The Court of Appeal yesterday sided with Danske Bank and the Financial Services Ombudsman after two County Dublin borrowers tried to force the lender to cut their variable mortgage rate in line with record-low European levels.
The ruling is a blow to the estimated 300,000 borrowers on variable mortgage rates who are paying significantly more on average for their loans than others in the eurozone.
Portmarnock couple Kenneth and Donna Millar brought the case after complaining Danske Bank had illegally hiked the interest rate on their mortgages, which totalled about €1.5 million, while market rates were falling.
They said the bank increased the charge almost a whole percentage point – from 3.4% to 4.35% – in late 2011 because of its own funding needs, rather than the general cost of borrowing.
Rewriting the rules
The Millars previously won their case in the High Court after appealing a decision against them from the Financial Services Ombudsman.
However the case was shot down yesterday in the Court of Appeal, where three judges ruled courts couldn’t overturn the ombudsman’s decisions unless he made a legal error.
They court also ruled their bank was legally entitled to lift rates when costs elsewhere were going down.
In the decision, Justice Peter Kelly said the couple wanted to rewrite their contract “in accordance with a script prepared by them”.
The contract said interest rates would be “altered in response to market conditions”, which both the judge and the ombudsman said meant the bank could make changes based on “market conditions generally”.

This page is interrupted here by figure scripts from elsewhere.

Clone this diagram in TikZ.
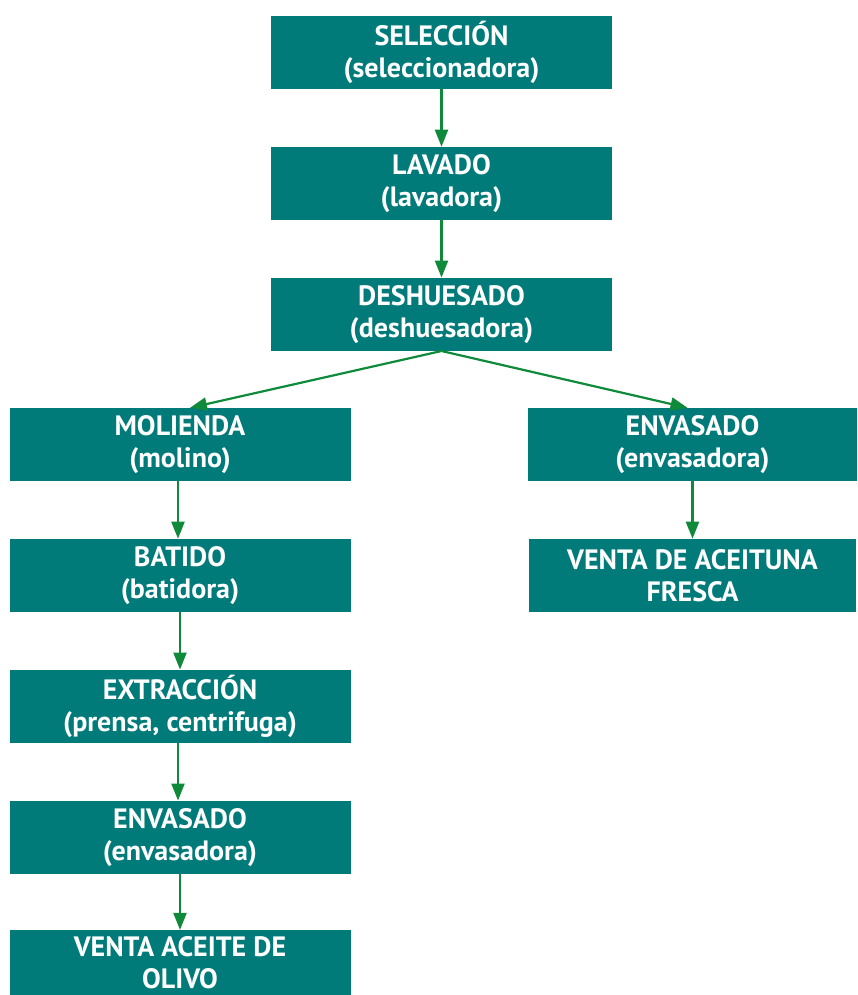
\documentclass[tikz,border=0pt]{standalone}
\usepackage{fontspec}
\setmainfont{PT Sans}
\usetikzlibrary{positioning,arrows.meta}
\definecolor{boxteal}{RGB}{0,123,122}
\definecolor{arrowgreen}{RGB}{14,138,58}
\tikzset{
    block/.style={
        fill=boxteal,
        text=white,
        font=\bfseries\fontsize{28}{32}\selectfont,
        align=center,
        rectangle,
        minimum height=73pt,
        minimum width=341pt,
        inner sep=0pt
    },
    flow/.style={
        draw=arrowgreen,
        line width=2.2pt,
        -{Triangle[width=13pt,length=17pt]}
    },
}

\begin{document}
\begin{tikzpicture}[x=1pt, y=-1pt, node distance = 57.5pt and 0pt]
    \useasboundingbox (0,0) rectangle (857,995);
    \clip (0,0) rectangle (857,995);
    % blocks
    \node[block] (seleccion) at (441.5,52.5) {SELECCIÓN\\(seleccionadora)};
    \node[block, below= of seleccion] (lavado) {LAVADO\\(lavadora)};
    \node[block, below= of lavado] (deshuesado) {DESHUESADO\\(deshuesadora)};
    \node[block] (molienda) at (180,444.5) {MOLIENDA\\(molino)};
    \node[block, minimum width=329pt] (envasadoA) at (692.5,444.5) {ENVASADO\\(envasadora)};
    \node[block, below= of molienda] (batido) {BATIDO\\(batidora)};
    \node[block, below= of batido] (extraccion) {EXTRACCIÓN\\(prensa, centrifuga)};
    \node[block, below= of extraccion] (envasadoB) {ENVASADO\\(envasadora)};
    \node[block, below= 56pt of envasadoB, text depth=9pt] (venta) {VENTA ACEITE DE\\OLIVO};
    \node[block, minimum width=327pt, below= of envasadoA] (fresca) {VENTA DE ACEITUNA\\FRESCA};

    % lines
    \draw[flow] (seleccion) -- (lavado);
    \draw[flow] (lavado) -- (deshuesado);
    \draw[flow] (deshuesado.south) -- ([xshift=10pt]molienda.north);
    \draw[flow] (deshuesado.south) -- ([xshift=-5pt]envasadoA.north);
    \draw[flow] ([xshift=-2pt]molienda.south) -- ([xshift=-2pt]batido.north);
    \draw[flow] (batido) -- (extraccion);
    \draw[flow] ([xshift=-2pt]extraccion.south) -- ([xshift=-2pt]envasadoB.north);
    \draw[flow] (envasadoB) -- (venta);
    \draw[flow] (envasadoA) -- (fresca);
\end{tikzpicture}
\end{document}
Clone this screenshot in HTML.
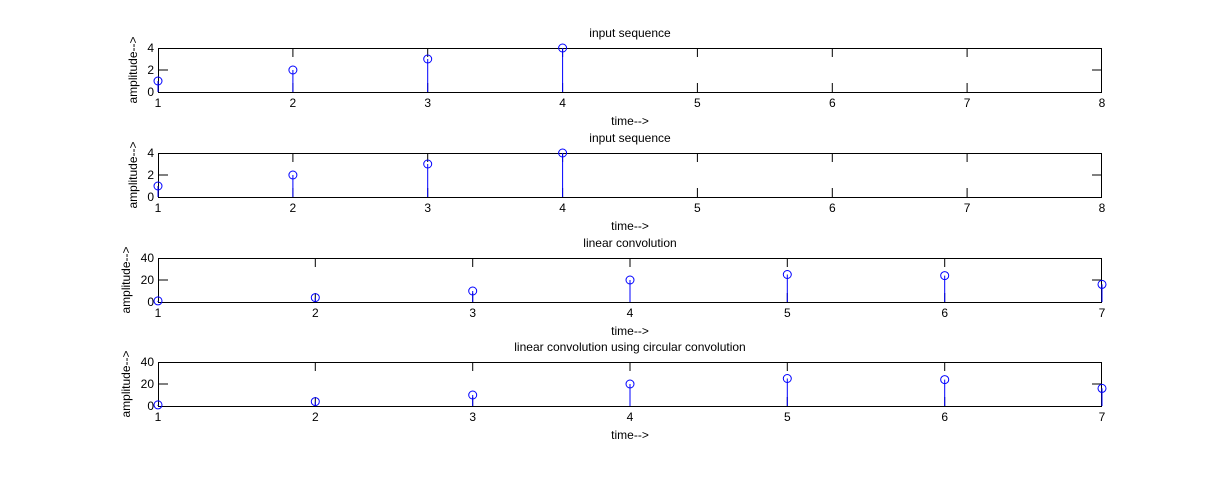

Finance Minister Michael Noonan has warned the banks could face new regulations if they don’t drop their rates, although most lenders have been reluctant to give back any of their new-found profits.
‘Changing the goal posts’
The couple’s barrister, David Langwallner, told RTÉ’s Today with Sean O’Rourke it was worrying that the country appeared to owe its responsibility to “a banking set of practices which are changing the goal posts against the consumer”.
“The only thing I’m concerned about arising out of yesterday’s ruling is any sense that a bank’s subjective assessment of its own funding is taken as gospel,” he said.
(It) is a political problem, it will I think be a legal problem as well, it will be a structural problem and it’s an argument about basic justice really at a fundamental level.”
Langwallner said the decision could also turn consumers off going to the ombudsman in the future, even if that was the cheaper and easier option, because of the weight his decision carried.